Being my own self-proclaimed Zen master, I look at things this way:
I can’t change the past, so there is no reason to waste energy on regrets. If I think I made a mistake in judgment in the past, then I am at least better prepared to deal with that situation should it ever arise again. I believe guilt is the number one thing people have to conquer before they can be truly happy. Guilt is nothing more than a persistent regret. Now I’m not saying to perform immoral acts and not feel guilty about it, just don’t let other people project guilt onto your personal happiness.
A lot of things have happened to me during my life, which could quite easily cause me to feel deep regret that I ever ventured along that path. Having said that, though, perhaps because of my optimistic nature, I don’t sit back and regret situations or actions, but analyse what happened and hopefully learn from them.
To a certain extent, everyone is the master of their own destiny. If one does something that they later regret, I believe, they should hold their head up high, not blame the rest of the world and simply move on, but perhaps be aware of being a little more forward-thinking the next time, if possible.
Sometimes I look back, and go over all the stupid things I’ve done in my life (and there are a lot of them, believe me) and wish I could’ve done at least some of those things differently. But then I look at my life today, where I’m at, how I feel and what I have, and then I feel alright with those choices.
I feel good about myself, I’m happy (I just landed a new job, yay!), and maybe I wouldn’t be had my life run a different course, who knows?
I’ve no regrets.
If I had to do it again, I’d probably make other choices, but that would be more out of curiosity than regret.
I regret very, very few things in my life - it is wasted mental energy.
That being said, there are two things that I regret deeply. I’ve learned to live a little better with my regrets, but they’re still with me. As my mother has told me on more than one instance, “I forgive you - you need to forgive yourself.” Much easier said than done, sometimes.

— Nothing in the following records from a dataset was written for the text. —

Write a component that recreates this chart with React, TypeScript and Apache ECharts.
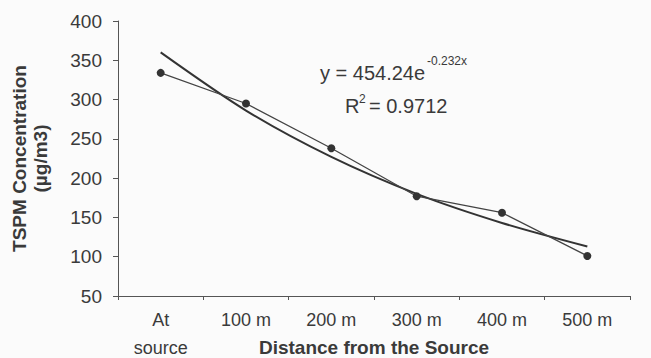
import React, { useEffect, useRef } from "react";
import * as echarts from "echarts";

const categories = ["At\nsource", "100 m", "200 m", "300 m", "400 m", "500 m"];
const measured = [334, 295, 238, 177, 156, 101];
const trend = [360, 286, 227, 180, 143, 113];
const yTicks = { min: 50, max: 400, interval: 50 };
const equationMain = "y = 454.24e";
const equationExp = "-0.232x";
const r2Main = "R";
const r2Sup = "2";
const r2Rest = "= 0.9712";

const FONT = "'Liberation Sans', Arial, sans-serif";
const INK = "#3a3a3a";

export default function App() {
  const ref = useRef<HTMLDivElement>(null);
  useEffect(() => {
    if (!ref.current) return;
    const chart = echarts.init(ref.current, null, { renderer: "svg" });
    chart.setOption({
      animation: false,
      backgroundColor: "#fbfbfb",
      textStyle: { fontFamily: FONT },
      grid: {
        left: 118,
        right: 21,
        top: 21,
        bottom: 62,
        containLabel: false,
        outerBoundsMode: "none",
      },
      xAxis: {
        type: "category",
        data: categories,
        boundaryGap: true,
        axisLine: { lineStyle: { color: "#555", width: 1 } },
        axisTick: { show: true, length: 4, lineStyle: { color: "#555" } },
        axisLabel: {
          interval: 0,
          color: INK,
          fontSize: 18,
          lineHeight: 28,
          margin: 10,
          fontFamily: FONT,
        },
        name: "Distance from the Source",
        nameLocation: "middle",
        nameGap: 42,
        nameMoveOverlap: false,
        nameTextStyle: { fontWeight: "bold", fontSize: 19, color: INK, fontFamily: FONT },
      },
      yAxis: {
        type: "value",
        min: yTicks.min,
        max: yTicks.max,
        interval: yTicks.interval,
        splitLine: { show: false },
        axisLine: { show: true, lineStyle: { color: "#555", width: 1 } },
        axisTick: { show: true, length: 5, lineStyle: { color: "#555" } },
        axisLabel: { color: INK, fontSize: 19, margin: 16, fontFamily: FONT },
        name: "TSPM Concentration\n(µg/m3)",
        nameLocation: "middle",
        nameGap: 67,
        nameMoveOverlap: false,
        nameTextStyle: {
          fontWeight: "bold",
          fontSize: 19,
          lineHeight: 21,
          color: INK,
          fontFamily: FONT,
        },
      },
      series: [
        {
          type: "line",
          data: measured,
          symbol: "circle",
          symbolSize: 8,
          lineStyle: { color: "#444", width: 1.3 },
          itemStyle: { color: "#333" },
          z: 3,
        },
        {
          type: "line",
          data: trend,
          symbol: "none",
          smooth: 0.3,
          lineStyle: { color: "#333", width: 2 },
          z: 2,
        },
      ],
      graphic: [
        {
          type: "text",
          left: 320,
          top: 63,
          style: { text: equationMain, font: `20px ${FONT}`, fill: INK },
        },
        {
          type: "text",
          left: 427,
          top: 55,
          style: { text: equationExp, font: `12px ${FONT}`, fill: INK },
        },
        {
          type: "text",
          left: 345,
          top: 96,
          style: { text: r2Main, font: `20px ${FONT}`, fill: INK },
        },
        {
          type: "text",
          left: 359,
          top: 93,
          style: { text: r2Sup, font: `12px ${FONT}`, fill: INK },
        },
        {
          type: "text",
          left: 369,
          top: 96,
          style: { text: r2Rest, font: `20px ${FONT}`, fill: INK },
        },
      ],
    });
    return () => chart.dispose();
  }, []);
  return (
    <div
      ref={ref}
      style={{ position: "fixed", left: 0, top: 0, width: 651, height: 358 }}
    />
  );
}
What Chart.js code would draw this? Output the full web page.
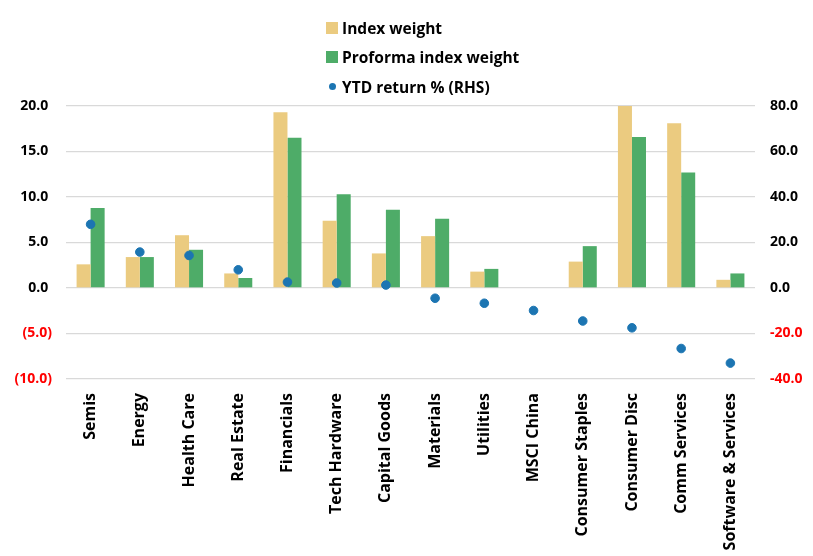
<!DOCTYPE html>
<html>
<head>
<meta charset="utf-8">
<script src="https://cdn.jsdelivr.net/npm/chart.js@4.4.1/dist/chart.umd.min.js"></script>
<style>
  html, body { margin: 0; padding: 0; background: #fff; }
  #wrap { position: relative; width: 813px; height: 556px; }
  #legend { position: absolute; left: 326px; top: 13px; font-family: "Open Sans", sans-serif; font-weight: bold; font-size: 15.5px; color: #000; }
  .item { height: 29.5px; display: flex; align-items: center; }
  .box { width: 12px; height: 12px; margin-right: 4px; }
  .dot { width: 7px; height: 7px; border-radius: 50%; margin: 0 6px 0 3px; }
</style>
</head>
<body>
<div id="wrap">
  <canvas id="c" width="813" height="556"></canvas>
  <div id="legend"></div>
</div>
<script>
const categories = ["Semis", "Energy", "Health Care", "Real Estate", "Financials", "Tech Hardware", "Capital Goods", "Materials", "Utilities", "MSCI China", "Consumer Staples", "Consumer Disc", "Comm Services", "Software & Services"];
const indexWeight = [2.6, 3.4, 5.8, 1.6, 19.3, 7.4, 3.8, 5.7, 1.8, null, 2.9, 20.6, 18.1, 0.9];
const proformaWeight = [8.8, 3.4, 4.2, 1.1, 16.5, 10.3, 8.6, 7.6, 2.1, null, 4.6, 16.6, 12.7, 1.6];
const ytdReturn = [28.0, 15.8, 14.3, 8.0, 2.6, 2.2, 1.3, -4.5, -6.7, -9.9, -14.5, -17.5, -26.6, -33.0];
const leftTicks = [-10, -5, 0, 5, 10, 15, 20];
const rightTicks = [-40, -20, 0, 20, 40, 60, 80];
const seriesNames = ["Index weight", "Proforma index weight", "YTD return % (RHS)"];
const colors = ["#EBCB80", "#4EAC68", "#1C75B2"];

const FONT = "'Open Sans', sans-serif";

// legend
const lg = document.getElementById('legend');
seriesNames.forEach((n, i) => {
  const d = document.createElement('div'); d.className = 'item';
  const m = document.createElement('span'); m.className = i < 2 ? 'box' : 'dot'; m.style.background = colors[i];
  const t = document.createElement('span'); t.textContent = n;
  d.appendChild(m); d.appendChild(t); lg.appendChild(d);
});

new Chart(document.getElementById('c'), {
  data: {
    labels: categories,
    datasets: [
      { type: 'line', label: seriesNames[2], data: ytdReturn, yAxisID: 'yR', showLine: false,
        pointRadius: 4.3, pointHoverRadius: 4.3, pointBackgroundColor: colors[2], pointBorderColor: colors[2], order: 0 },
      { type: 'bar', label: seriesNames[0], data: indexWeight, yAxisID: 'yL', backgroundColor: colors[0],
        categoryPercentage: 0.57, barPercentage: 1.0, order: 1 },
      { type: 'bar', label: seriesNames[1], data: proformaWeight, yAxisID: 'yL', backgroundColor: colors[1],
        categoryPercentage: 0.57, barPercentage: 1.0, order: 2 }
    ]
  },
  options: {
    responsive: false,
    animation: false,
    layout: { padding: { top: 106, left: 0, right: 0, bottom: 0 } },
    plugins: { legend: { display: false }, tooltip: { enabled: false } },
    scales: {
      x: {
        grid: { display: false },
        border: { display: false },
        ticks: { minRotation: 90, maxRotation: 90, autoSkip: false, padding: 6,
          color: '#000', font: { family: FONT, weight: 'bold', size: 16 } },
        afterFit: s => { s.height = 177; }
      },
      yL: {
        position: 'left', min: -10, max: 20,
        afterBuildTicks: s => { s.ticks = leftTicks.map(v => ({ value: v })); },
        grid: { color: '#D9D9D9', drawTicks: false, lineWidth: 1.3 },
        border: { display: false },
        ticks: { padding: 14,
          callback: v => v < 0 ? '(' + Math.abs(v).toFixed(1) + ')' : v.toFixed(1) + ' ',
          color: c => c.tick.value < 0 ? '#FF0000' : '#000',
          font: { family: FONT, weight: 'bold', size: 14 } },
        afterFit: s => { s.width = 66; }
      },
      yR: {
        position: 'right', min: -40, max: 80,
        afterBuildTicks: s => { s.ticks = rightTicks.map(v => ({ value: v })); },
        grid: { display: false, drawTicks: false },
        border: { display: false },
        ticks: { padding: 15,
          callback: v => v.toFixed(1),
          color: c => c.tick.value < 0 ? '#FF0000' : '#000',
          font: { family: FONT, weight: 'bold', size: 14 } },
        afterFit: s => { s.width = 58; }
      }
    }
  }
});
</script>
</body>
</html>
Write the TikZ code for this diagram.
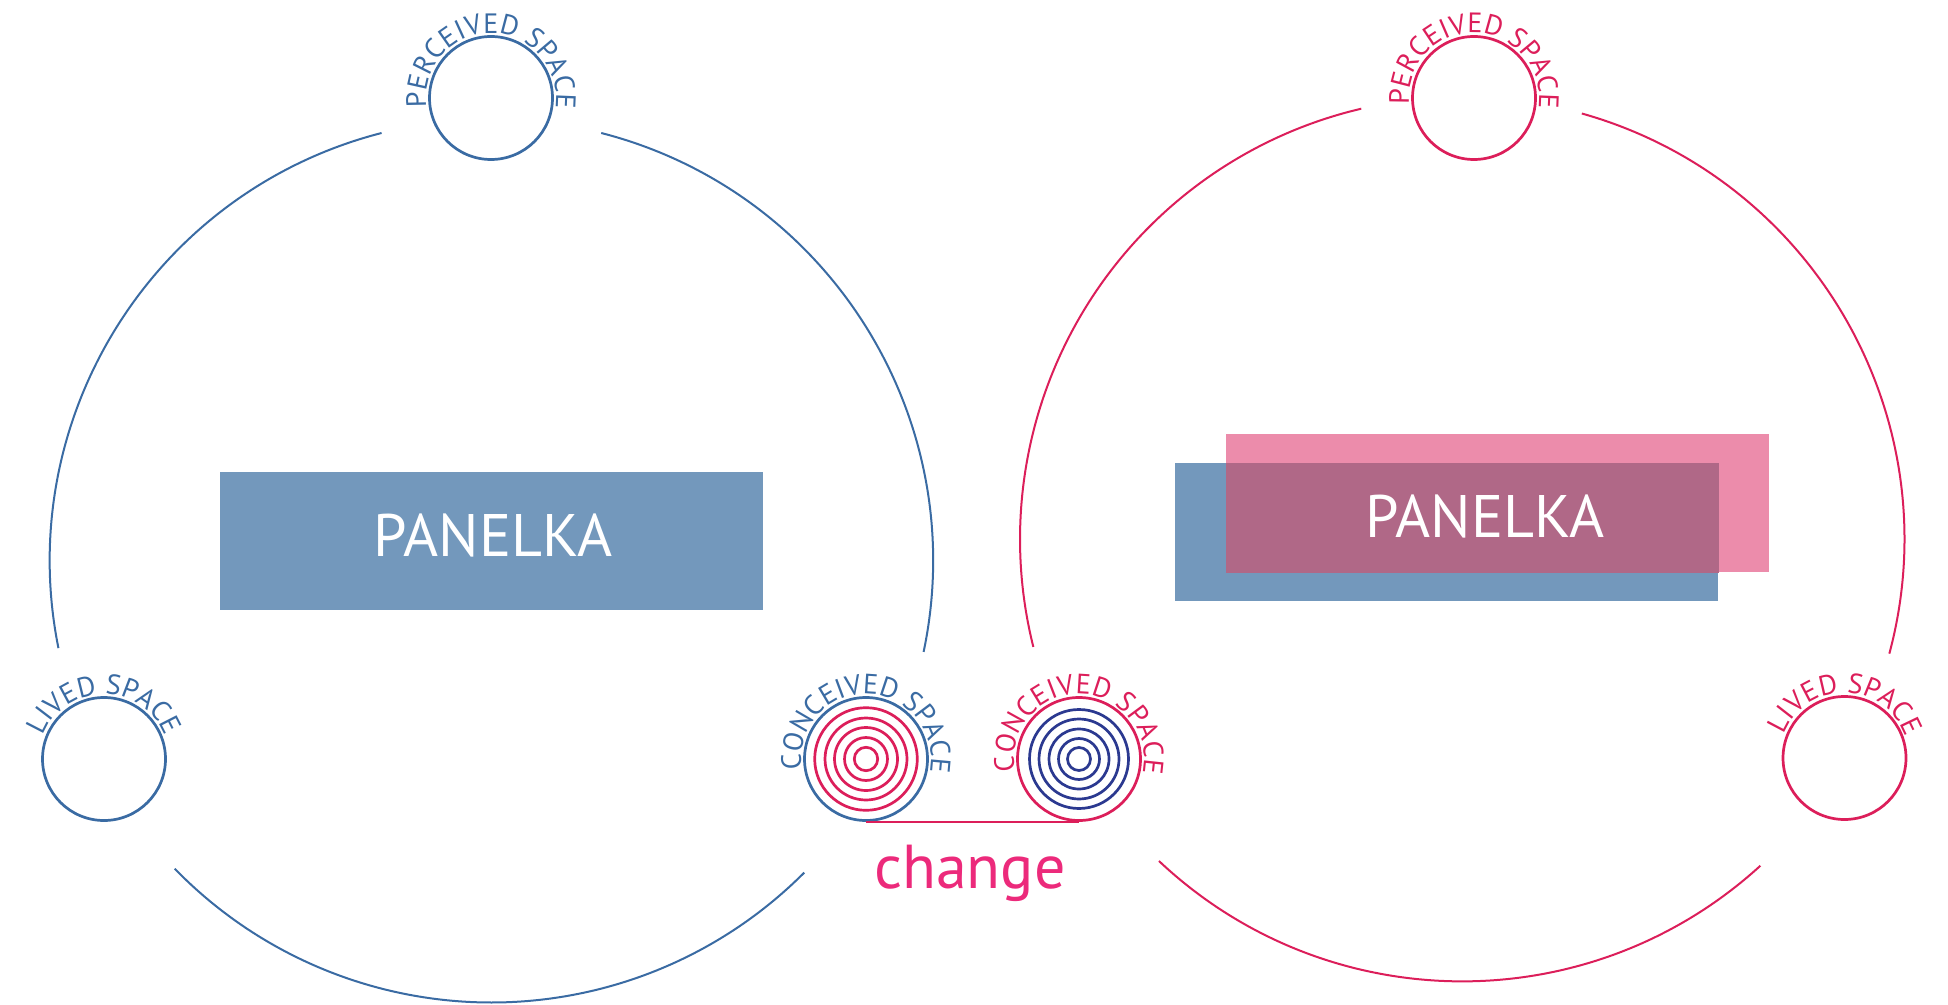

I live with regret pretty much constantly. I can still remember back to grade school and get weird ‘attacks’ of the stupid stuff I did/said back then. A lot of it has to do with my upbringing and the constant pressure to perfom that was placed upon me by my parents.
I’m sure that it’s not healthy…but I try to channel how I feel about that stuff into being the best I can be now, and learn from my mistakes…there are very few things that I regret in the last few years with my wife…and that makes me happy.
It’s all an experience. Situations that have turned out both bad and good should be learned from. Regret is your superego saying “you shouldn’t have done that, shame, shame”. Experience is your conscience saying “you should learn from that”.
I don’t act on every whacked out whim that I have. My past experience and the shared experiences of others will guide me. Once I reach a decision on a course of action I never look back. I’m convinced it’s the right thing to do and I never try to second guess myself.
I can live with the stupid stuff and can mostly laugh about my various fuck-ups. It helps that I’ve been very lucky in the choices I’ve made. Things have generally worked out well, albeit often in ways that I could never have envisaged at the time.